→ WORK TO BE COMPLETED
Quote all lines below exactly. Images stay out.
══════════
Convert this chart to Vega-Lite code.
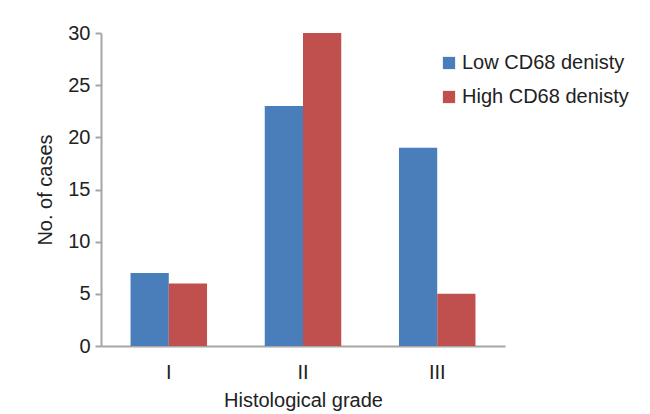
{
  "$schema": "https://vega.github.io/schema/vega-lite/v6.json",
  "width": 404,
  "height": 313,
  "autosize": "none",
  "padding": {"left": 101, "top": 33, "right": 145, "bottom": 68},
  "background": "white",
  "data": {
    "values": [
      {"grade": "I", "series": "Low CD68 denisty", "cases": 7},
      {"grade": "I", "series": "High CD68 denisty", "cases": 6},
      {"grade": "II", "series": "Low CD68 denisty", "cases": 23},
      {"grade": "II", "series": "High CD68 denisty", "cases": 30},
      {"grade": "III", "series": "Low CD68 denisty", "cases": 19},
      {"grade": "III", "series": "High CD68 denisty", "cases": 5}
    ]
  },
  "mark": {"type": "bar"},
  "encoding": {
    "x": {
      "field": "grade", "type": "nominal", "sort": ["I", "II", "III"],
      "scale": {"paddingInner": 0.43, "paddingOuter": 0.22},
      "axis": {"title": "Histological grade", "labelAngle": 0, "ticks": false, "labelPadding": 16, "titlePadding": 8}
    },
    "xOffset": {"field": "series", "type": "nominal", "sort": ["Low CD68 denisty", "High CD68 denisty"]},
    "y": {
      "field": "cases", "type": "quantitative",
      "scale": {"domain": [0, 30], "nice": false},
      "axis": {"title": "No. of cases", "values": [0, 5, 10, 15, 20, 25, 30], "grid": false, "tickSize": 6, "labelPadding": 5, "titlePadding": 12}
    },
    "color": {
      "field": "series", "type": "nominal",
      "sort": ["Low CD68 denisty", "High CD68 denisty"],
      "scale": {"range": ["#4a7ebb", "#c0504d"]},
      "legend": {"title": null, "orient": "none", "legendX": 338, "legendY": 20, "symbolType": "square", "symbolSize": 150, "symbolStrokeWidth": 0, "labelFontSize": 20, "labelLimit": 400, "labelColor": "#222", "labelFont": "Liberation Sans", "rowPadding": 14, "labelOffset": 3}
    }
  },
  "config": {
    "view": {"stroke": null},
    "font": "Liberation Sans",
    "axis": {
      "domainColor": "#a6a6a6", "domainWidth": 2, "tickColor": "#a6a6a6", "tickWidth": 2,
      "labelFontSize": 20, "labelColor": "#222", "titleFontSize": 20, "titleFontWeight": "normal", "titleColor": "#222",
      "labelFont": "Liberation Sans", "titleFont": "Liberation Sans"
    }
  }
}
══════════
→ RESPONSE TO THE TASK
Convert this chart to Vega-Lite code.
{
  "$schema": "https://vega.github.io/schema/vega-lite/v6.json",
  "width": 404,
  "height": 313,
  "autosize": "none",
  "padding": {"left": 101, "top": 33, "right": 145, "bottom": 68},
  "background": "white",
  "data": {
    "values": [
      {"grade": "I", "series": "Low CD68 denisty", "cases": 7},
      {"grade": "I", "series": "High CD68 denisty", "cases": 6},
      {"grade": "II", "series": "Low CD68 denisty", "cases": 23},
      {"grade": "II", "series": "High CD68 denisty", "cases": 30},
      {"grade": "III", "series": "Low CD68 denisty", "cases": 19},
      {"grade": "III", "series": "High CD68 denisty", "cases": 5}
    ]
  },
  "mark": {"type": "bar"},
  "encoding": {
    "x": {
      "field": "grade", "type": "nominal", "sort": ["I", "II", "III"],
      "scale": {"paddingInner": 0.43, "paddingOuter": 0.22},
      "axis": {"title": "Histological grade", "labelAngle": 0, "ticks": false, "labelPadding": 16, "titlePadding": 8}
    },
    "xOffset": {"field": "series", "type": "nominal", "sort": ["Low CD68 denisty", "High CD68 denisty"]},
    "y": {
      "field": "cases", "type": "quantitative",
      "scale": {"domain": [0, 30], "nice": false},
      "axis": {"title": "No. of cases", "values": [0, 5, 10, 15, 20, 25, 30], "grid": false, "tickSize": 6, "labelPadding": 5, "titlePadding": 12}
    },
    "color": {
      "field": "series", "type": "nominal",
      "sort": ["Low CD68 denisty", "High CD68 denisty"],
      "scale": {"range": ["#4a7ebb", "#c0504d"]},
      "legend": {"title": null, "orient": "none", "legendX": 338, "legendY": 20, "symbolType": "square", "symbolSize": 150, "symbolStrokeWidth": 0, "labelFontSize": 20, "labelLimit": 400, "labelColor": "#222", "labelFont": "Liberation Sans", "rowPadding": 14, "labelOffset": 3}
    }
  },
  "config": {
    "view": {"stroke": null},
    "font": "Liberation Sans",
    "axis": {
      "domainColor": "#a6a6a6", "domainWidth": 2, "tickColor": "#a6a6a6", "tickWidth": 2,
      "labelFontSize": 20, "labelColor": "#222", "titleFontSize": 20, "titleFontWeight": "normal", "titleColor": "#222",
      "labelFont": "Liberation Sans", "titleFont": "Liberation Sans"
    }
  }
}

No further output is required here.